### WRITTEN EXERCISE
Give every line back verbatim, dropping all images.

### GIVEN MATERIAL
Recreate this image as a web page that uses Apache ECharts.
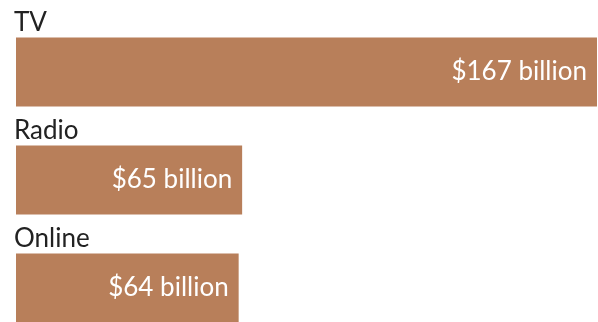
<!DOCTYPE html>
<html>
<head>
<meta charset="utf-8">
<script src="https://cdn.jsdelivr.net/npm/echarts@6/dist/echarts.min.js"></script>
<style>
  html, body { margin: 0; padding: 0; background: #fff; }
  #chart { width: 598px; height: 322px; }
</style>
</head>
<body>
<div id="chart"></div>
<script>
  // ad spending by medium
  const categories = ['TV', 'Radio', 'Online']
  const values = [167, 65, 64]

  const chart = echarts.init(document.getElementById('chart'))
  chart.setOption({
    animation: false,
    grid: {
      top: 18,
      left: 16,
      right: 1,
      height: 324,
      outerBoundsMode: 'none'
    },
    xAxis: {
      type: 'value',
      min: 0,
      max: 167,
      show: false
    },
    yAxis: {
      type: 'category',
      inverse: true,
      data: categories,
      axisLine: { show: false },
      axisTick: { show: false },
      axisLabel: {
        inside: true,
        align: 'left',
        verticalAlign: 'bottom',
        margin: -2,
        padding: [0, 0, 36, 0],
        color: '#222',
        fontFamily: 'Lato',
        fontSize: 26
      }
    },
    series: [{
      type: 'bar',
      data: values,
      barWidth: 69,
      itemStyle: { color: '#b87f5a' },
      label: {
        show: true,
        position: 'insideRight',
        distance: 10,
        color: '#fff',
        fontFamily: 'Lato',
        fontSize: 26,
        formatter: p => '$' + p.value + ' billion'
      }
    }]
  })
</script>
</body>
</html>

### CORRECT RESPONSE
Recreate this image as a web page that uses Apache ECharts.
<!DOCTYPE html>
<html>
<head>
<meta charset="utf-8">
<script src="https://cdn.jsdelivr.net/npm/echarts@6/dist/echarts.min.js"></script>
<style>
  html, body { margin: 0; padding: 0; background: #fff; }
  #chart { width: 598px; height: 322px; }
</style>
</head>
<body>
<div id="chart"></div>
<script>
  // ad spending by medium
  const categories = ['TV', 'Radio', 'Online']
  const values = [167, 65, 64]

  const chart = echarts.init(document.getElementById('chart'))
  chart.setOption({
    animation: false,
    grid: {
      top: 18,
      left: 16,
      right: 1,
      height: 324,
      outerBoundsMode: 'none'
    },
    xAxis: {
      type: 'value',
      min: 0,
      max: 167,
      show: false
    },
    yAxis: {
      type: 'category',
      inverse: true,
      data: categories,
      axisLine: { show: false },
      axisTick: { show: false },
      axisLabel: {
        inside: true,
        align: 'left',
        verticalAlign: 'bottom',
        margin: -2,
        padding: [0, 0, 36, 0],
        color: '#222',
        fontFamily: 'Lato',
        fontSize: 26
      }
    },
    series: [{
      type: 'bar',
      data: values,
      barWidth: 69,
      itemStyle: { color: '#b87f5a' },
      label: {
        show: true,
        position: 'insideRight',
        distance: 10,
        color: '#fff',
        fontFamily: 'Lato',
        fontSize: 26,
        formatter: p => '$' + p.value + ' billion'
      }
    }]
  })
</script>
</body>
</html>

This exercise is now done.